It was a case of mistaken identity.
I walked into my local Papa John’s to pick up a carryout pizza. I’m too cheap to pay for delivery and tip the driver. My order was delivered to the counter quickly and I paid. As the well-intentioned young man behind the counter was handing me the receipt he said, “Thank you for your service.” I smiled and nodded, not knowing what he meant. It wasn’t until I got to the car that it dawned on me. He mistook the Dallas Cowboys star logo on my coat sleeve for a United States Air Force star. I live near a United States Air Force base so it is not uncommon to see our service men and women around town. Easy mistake.
I have to admit I felt guilty for getting praise I didn’t earn or deserve. I don’t want to take anything away from the brave men and women who volunteer to serve our country.
I was raised to believe that you strive to do your best because it is the right thing to do. Give your best effort as a matter of pride not as a matter of praise. Applause is something you earn for being exceptional.

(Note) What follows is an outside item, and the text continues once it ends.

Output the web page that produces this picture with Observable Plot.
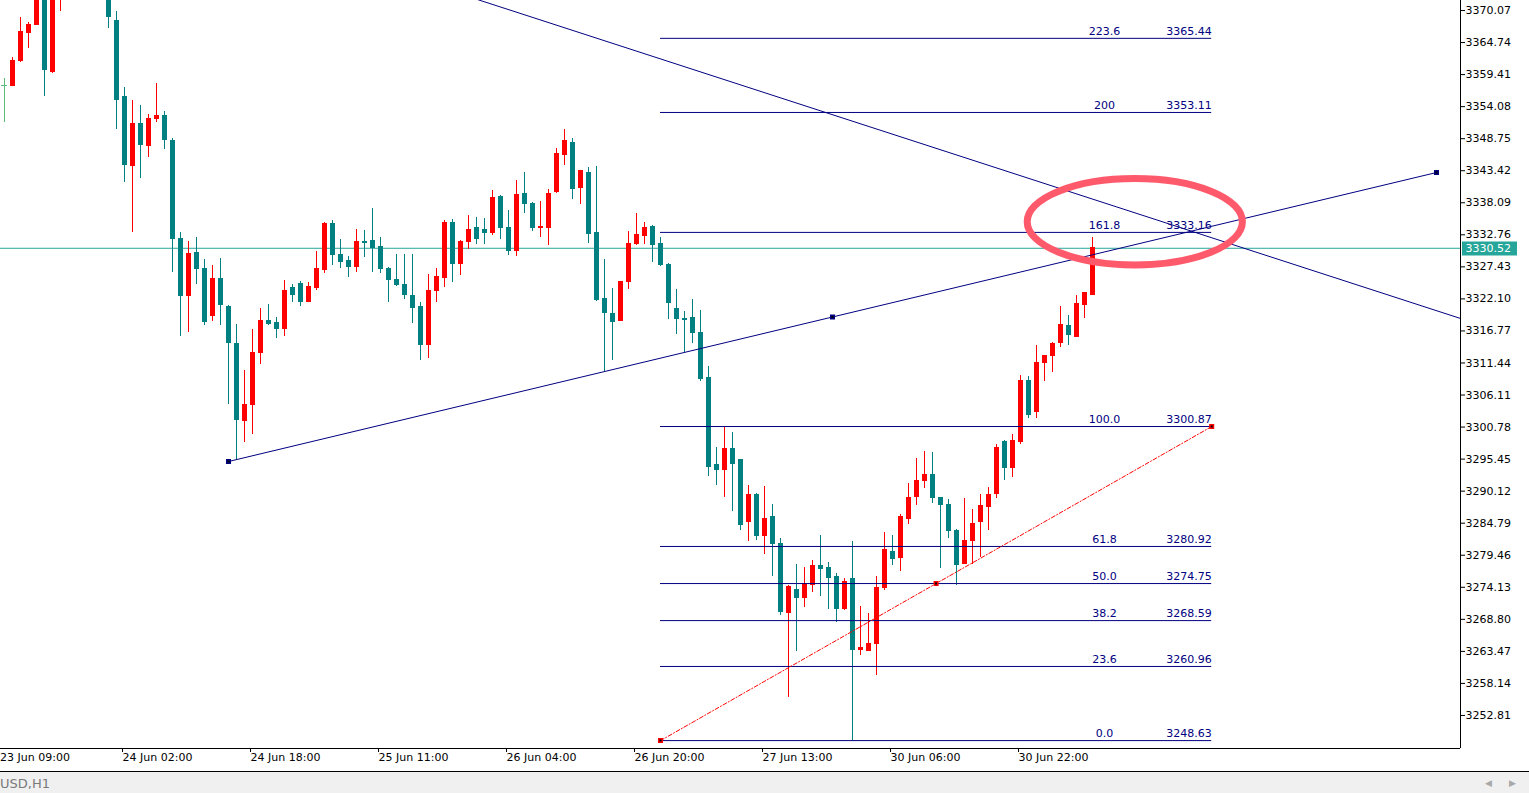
<!DOCTYPE html>
<html>
<head>
<meta charset="utf-8">
<script src="https://cdn.jsdelivr.net/npm/d3@7"></script>
<script src="https://cdn.jsdelivr.net/npm/@observablehq/plot@0.6"></script>
<style>
  html, body { margin: 0; padding: 0; background: #fff; overflow: hidden; }
  #chart svg { display: block; }
  #statusbar { position: relative; height: 21px; background: #f0f0f0; border-top: 1px solid #000;
    font: 13px "DejaVu Sans", sans-serif; color: #7a7a7a; line-height: 23px; white-space: nowrap; }
  #statusbar .sym { position: absolute; left: 0; top: 0; }
  #statusbar .arr { position: absolute; top: 0; font-size: 9px; color: #a8a8a8; }
</style>
</head>
<body>
<div id="chart"></div>
<div id="statusbar"><span class="sym">USD,H1</span><span class="arr" style="left:1485px">&#9664;</span><span class="arr" style="left:1509px">&#9654;</span></div>
<script>
// ---- Candles (H1), index = bar number; null = bar hidden above the visible range ----
const opens = [3357.54,3357.43,3361.75,3366.41,3367.74,3374.50,3359.92,3375.00,null,null,null,null,null,3376.00,3368.40,3355.60,3344.17,3351.11,3347.50,3351.99,3352.44,3348.44,3332.14,3322.50,3329.81,3327.15,3319.22,3325.49,3320.83,3314.68,3301.75,3304.42,3313.07,3318.50,3318.01,3317.06,3323.83,3324.66,3321.55,3323.88,3326.87,3334.64,3329.48,3328.32,3327.37,3331.64,3331.81,3330.65,3327.15,3325.32,3324.49,3322.66,3320.67,3314.40,3323.38,3325.54,3334.80,3327.87,3331.53,3333.81,3333.64,3333.02,3339.13,3333.97,3330.03,3339.63,3337.96,3333.86,3333.86,3339.84,3346.00,3348.11,3340.51,3343.12,3333.14,3322.16,3319.67,3318.39,3324.87,3331.20,3332.53,3334.14,3331.31,3327.70,3320.50,3318.72,3318.84,3316.51,3308.86,3294.39,3293.72,3297.05,3295.38,3284.96,3289.40,3282.63,3285.74,3281.25,3269.82,3273.60,3272.31,3274.48,3277.75,3277.42,3275.92,3270.48,3275.43,3263.67,3263.50,3264.66,3273.98,3280.08,3278.97,3285.45,3289.11,3291.89,3292.89,3289.06,3287.90,3283.41,3277.97,3281.79,3284.96,3287.45,3289.61,3298.33,3293.94,3298.26,3308.52,3303.25,3311.40,3312.57,3314.73,3317.67,3315.84,3321.05,3322.83];
const highs = [3358.71,3362.25,3368.90,3368.07,3375.06,3376.50,3379.00,3381.50,null,null,null,null,null,3378.00,3369.90,3357.26,3355.10,3354.27,3352.77,3357.92,3353.27,3348.78,3333.14,3331.64,3332.36,3328.65,3327.65,3328.82,3321.00,3317.84,3310.19,3317.06,3320.50,3321.22,3319.00,3325.16,3324.49,3324.99,3324.82,3329.98,3334.80,3335.14,3331.98,3329.15,3333.64,3333.47,3337.13,3332.31,3327.32,3329.48,3329.48,3329.48,3321.50,3326.16,3327.15,3335.14,3335.30,3331.81,3335.97,3335.64,3335.47,3340.13,3339.30,3336.80,3341.79,3343.12,3338.18,3338.30,3340.29,3347.11,3350.27,3348.78,3343.29,3343.95,3344.17,3328.65,3323.83,3324.99,3333.31,3336.30,3334.80,3334.31,3332.31,3327.99,3323.66,3320.00,3322.00,3320.17,3310.85,3297.38,3300.76,3299.88,3295.38,3291.06,3289.73,3290.89,3287.90,3282.24,3274.43,3277.92,3277.42,3278.59,3282.74,3278.25,3276.47,3275.59,3281.75,3270.98,3269.77,3275.92,3283.24,3282.74,3286.24,3291.39,3295.55,3296.72,3296.55,3289.06,3288.73,3283.74,3288.90,3287.07,3289.56,3290.73,3297.88,3298.54,3299.59,3309.36,3309.19,3314.35,3312.52,3314.85,3320.83,3319.34,3322.66,3323.16,3332.31];
const lows = [3351.49,3357.43,3361.47,3363.75,3367.74,3355.76,3359.64,3369.90,null,null,null,null,null,3367.07,3350.27,3341.46,3333.19,3342.12,3345.67,3351.49,3347.00,3326.54,3315.89,3316.56,3324.54,3317.72,3318.39,3317.72,3304.58,3295.22,3298.26,3299.59,3311.24,3317.67,3315.56,3315.89,3321.55,3320.88,3321.55,3323.54,3326.37,3327.70,3327.20,3325.71,3326.54,3329.03,3326.54,3326.37,3321.55,3324.21,3322.05,3318.06,3311.90,3312.23,3321.55,3324.04,3324.87,3326.04,3330.36,3331.20,3331.20,3332.69,3332.03,3329.37,3329.20,3336.35,3333.36,3332.36,3331.03,3339.68,3344.34,3338.68,3337.85,3331.36,3321.61,3310.07,3311.90,3318.39,3323.71,3331.03,3331.20,3328.20,3327.54,3318.72,3316.22,3313.23,3314.73,3308.41,3292.56,3291.06,3289.06,3286.74,3283.62,3281.79,3281.96,3279.63,3275.97,3269.49,3255.85,3263.50,3270.82,3273.31,3272.65,3270.48,3268.32,3270.32,3248.63,3262.84,3263.50,3259.51,3273.64,3277.80,3276.81,3284.62,3287.78,3290.61,3288.12,3277.31,3282.29,3274.48,3277.97,3277.97,3279.13,3283.62,3288.95,3291.94,3292.44,3297.93,3302.25,3302.25,3308.41,3309.91,3314.06,3314.40,3315.68,3318.89,3322.66];
const closes = [3357.54,3361.75,3366.57,3367.74,3374.20,3360.25,3378.00,3380.00,null,null,null,null,null,3368.95,3355.26,3344.34,3351.11,3347.66,3351.94,3352.44,3348.49,3332.03,3322.50,3329.65,3327.15,3318.22,3325.49,3321.05,3314.73,3301.92,3304.53,3313.18,3318.50,3317.89,3317.06,3323.49,3322.71,3321.55,3324.16,3326.99,3334.64,3329.37,3328.20,3327.37,3331.64,3331.36,3330.53,3327.04,3325.21,3324.38,3322.71,3320.55,3314.40,3323.49,3325.66,3334.80,3327.87,3331.64,3333.64,3332.03,3333.02,3338.96,3333.86,3330.03,3339.46,3337.85,3333.86,3334.14,3339.63,3346.12,3348.28,3340.34,3343.29,3332.86,3321.88,3319.72,3318.22,3324.87,3331.31,3332.81,3333.97,3331.03,3327.70,3321.38,3318.72,3318.55,3316.39,3308.74,3294.22,3293.72,3297.21,3294.72,3284.46,3289.56,3282.63,3285.57,3281.30,3269.99,3274.26,3272.31,3274.64,3277.75,3277.14,3275.64,3270.48,3274.93,3263.67,3264.00,3264.66,3273.93,3280.25,3278.80,3285.90,3288.90,3291.89,3292.89,3288.95,3287.78,3283.46,3277.80,3281.91,3284.74,3287.73,3289.56,3297.38,3293.94,3298.54,3308.52,3302.75,3311.52,3312.52,3314.68,3317.84,3316.06,3321.17,3323.05,3330.52];

// ---- Axes ----
const priceTicks = [3252.81,3258.14,3263.47,3268.80,3274.13,3279.46,3284.79,3290.12,3295.45,3300.78,3306.11,3311.44,3316.77,3322.10,3327.43,3332.76,3338.09,3343.42,3348.75,3354.08,3359.41,3364.74,3370.07];
const timeTickBars = [-1,15,31,47,63,79,95,111,127];
const timeTickLabels = ["23 Jun 09:00","24 Jun 02:00","24 Jun 18:00","25 Jun 11:00","26 Jun 04:00","26 Jun 20:00","27 Jun 13:00","30 Jun 06:00","30 Jun 22:00"];

// ---- Fibonacci retracement ----
const fibLevels = ["0.0","23.6","38.2","50.0","61.8","100.0","161.8","200","223.6"];
const fibPrices = [3248.63,3260.96,3268.59,3274.75,3280.92,3300.87,3333.16,3353.11,3365.44];
const fibBars = [82, 150.9];          // start / end bar of the fib tool
const fibLabelBar = 137.5;
const fibAnchorPrices = [3248.63, 3300.87];

// ---- Trend lines ----
const trendUpBars = [28, 103.5, 179];
const trendUpPrices = [3295.05, 3319.09, 3343.12];
const trendDownBars = [40, 190];
const trendDownPrices = [3380.15, 3315.39];

// ---- Other ----
const lastPrice = 3330.52;
const highlightBars = [127.9, 154.8];
const highlightPrices = [3327.67, 3342.04];

const upColor = "#ff0000", downColor = "#008080", dojiColor = "#5dbb7d";
const navy = "#000080", bidColor = "#26a69a", ringColor = "#ff5a6b";

const candles = opens.map((o, i) => o == null ? null :
  {bar: i, open: o, high: highs[i], low: lows[i], close: closes[i]}).filter(Boolean);
const candleColor = d => d.close > d.open ? upColor : d.close < d.open ? downColor : dojiColor;

const tickLabelMap = new Map(timeTickBars.map((b, i) => [b, timeTickLabels[i]]));
const firstTick = timeTickBars.filter(b => b < 0);
const otherTicks = timeTickBars.filter(b => b >= 0);
const trendUp = trendUpBars.map((b, i) => ({bar: b, price: trendUpPrices[i]}));
const trendDown = trendDownBars.map((b, i) => ({bar: b, price: trendDownPrices[i]}));
const fibDiag = fibBars.map((b, i) => ({bar: b, price: fibAnchorPrices[i]}));
const fibMarks = [fibDiag[0], {bar: (fibBars[0] + fibBars[1]) / 2, price: (fibAnchorPrices[0] + fibAnchorPrices[1]) / 2}, fibDiag[1]];

const chart = Plot.plot({
  width: 1529,
  height: 771,
  marginLeft: 0,
  marginTop: 0,
  marginRight: 69,
  marginBottom: 23,
  style: {fontFamily: "DejaVu Sans, sans-serif", fontSize: "11px", background: "#fff", color: "#000"},
  x: {domain: [-0.5, 182]},
  y: {domain: [3247.315, 3371.733]},
  color: {type: "identity"},
  marks: [
    Plot.ruleY([lastPrice], {stroke: bidColor, strokeWidth: 1}),
    Plot.ruleX(candles, {x: "bar", y1: "low", y2: "high", stroke: candleColor, strokeWidth: 1, clip: true, shapeRendering: "crispEdges"}),
    Plot.rect(candles, {
      x1: d => d.bar - 0.3125, x2: d => d.bar + 0.3125,
      y1: d => Math.min(d.open, d.close), y2: d => Math.max(d.open, d.close),
      fill: candleColor, insetTop: -0.5, insetBottom: -0.5, clip: true, shapeRendering: "crispEdges"
    }),
    Plot.ruleY(fibPrices, {x1: fibBars[0], x2: fibBars[1], stroke: navy, strokeWidth: 1}),
    Plot.text(fibPrices, {x: fibLabelBar, y: d => d, text: (d, i) => fibLevels[i], fill: navy, dy: -7, textAnchor: "middle"}),
    Plot.text(fibPrices, {x: fibBars[1], y: d => d, text: d => d.toFixed(2), fill: navy, dy: -7, textAnchor: "end"}),
    Plot.line(fibDiag, {x: "bar", y: "price", stroke: upColor, strokeWidth: 1, strokeDasharray: "4,2,1,2"}),
    Plot.line(trendDown, {x: "bar", y: "price", stroke: navy, strokeWidth: 1, clip: true}),
    Plot.line(trendUp, {x: "bar", y: "price", stroke: navy, strokeWidth: 1, clip: true}),
    Plot.dot(trendUp, {x: "bar", y: "price", symbol: "square", r: 2, fill: "#000", stroke: navy, strokeWidth: 1.5}),
    Plot.dot(fibMarks, {x: "bar", y: "price", symbol: "square", r: 2, fill: "#000", stroke: upColor, strokeWidth: 1.5}),
    Plot.ruleX([182], {stroke: "#000"}),
    Plot.ruleY([3247.315], {stroke: "#000"}),
    Plot.axisY(priceTicks, {anchor: "right", tickSize: 4, tickPadding: 1, tickFormat: d => d.toFixed(2), label: null}),
    Plot.axisX(otherTicks, {anchor: "bottom", tickSize: 4, tickPadding: 1, tickFormat: d => tickLabelMap.get(d), textAnchor: "start", dx: -2, label: null}),
    Plot.axisX(firstTick, {anchor: "bottom", tickSize: 0, tickPadding: 5, tickFormat: d => tickLabelMap.get(d), textAnchor: "start", dx: 3.5, label: null})
  ]
});

document.getElementById("chart").appendChild(chart);

// Overlays positioned with the plot's own scales
const xs = chart.scale("x"), ys = chart.scale("y");
const sx = xs.apply ? v => xs.apply(v) : d3.scaleLinear(xs.domain, xs.range);
const sy = ys.apply ? v => ys.apply(v) : d3.scaleLinear(ys.domain, ys.range);
const svg = d3.select(chart);

// highlight ring
const ex1 = sx(highlightBars[0]), ex2 = sx(highlightBars[1]);
const ey1 = sy(highlightPrices[1]), ey2 = sy(highlightPrices[0]);
svg.append("ellipse")
  .attr("cx", (ex1 + ex2) / 2).attr("cy", (ey1 + ey2) / 2)
  .attr("rx", (ex2 - ex1) / 2).attr("ry", (ey2 - ey1) / 2)
  .attr("fill", "none").attr("stroke", ringColor).attr("stroke-width", 7);

// current price label on the axis
const axisX0 = sx(182);
const py = Math.round(sy(lastPrice)) + 0.5;
svg.append("rect").attr("x", axisX0 + 2).attr("y", py - 7).attr("width", 55).attr("height", 14).attr("fill", bidColor);
svg.append("text").attr("x", axisX0 + 5.5).attr("y", py).attr("dy", "0.35em")
  .attr("text-anchor", "start").attr("fill", "#fff").attr("font-size", 11).text(lastPrice.toFixed(2));
</script>
</body>
</html>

I remember going through some old boxes with my father. Years earlier, he served in the United States Marines Corps and the box contained mementos of his military days. He did his basic training at Camp Lejeune in Jacksonville, North Carolina. Several shiny items in the box caught my eye immediately. They were marksmanship qualification badges that he earned while enlisted. He reached the highest rank of expert and was rewarded for his skills. I don’t recall seeing a medal just for showing up.
As leaders, we have some people on our teams, who think they deserve a medal just for showing up. They have been praised for doing the minimum or taught to believe everyone should get a ribbon. These low expectations work against us.
We fail as leaders when we allow low expectations to continue unchecked.
The art of leadership means finding the delicate balance between high and low expectations for our organization. If our expectations are too low, we can unwittingly impede their progress and allow them to be lazy. Our organization will suffer from mediocrity and our team members will quickly disengage from meaningful contribution.
On the other hand, if our expectations are unrealistically high, our organization will have little to celebrate and team members are in danger of becoming exhausted and discouraged also resulting in disengaged team members.
When our expectations are just right, we see a steady progression of growth in both the organization and the individual team members.
We have that in common with video game designers. A game designer knows that if you make a game too easy, people are going to get bored and not play. If you make it too hard, people won’t continue to play because they don’t see progress. The key is making each level challenging enough to entice players to stay engaged so they can progress to the next level.
So how do we walk find this fine line?
Here are a couple ideas:
- Build relationships with people on your team, so you know what motivates them.
- Set a baseline of minimum expectations and communicate them regularly.
- Praise progress rather than low performance.
- Reward people when they do an excellent job.
- Find ways to help people step up.
People will rise to the level of our expectations.
What expectations do you have for your team members? Which team members are doing well and which ones are demonstrating an attitude of entitlement for just showing up? How long can you afford to allow low expectations to impede the progress of the team?
I would love to hear your thoughts on how you keep challenging your teams.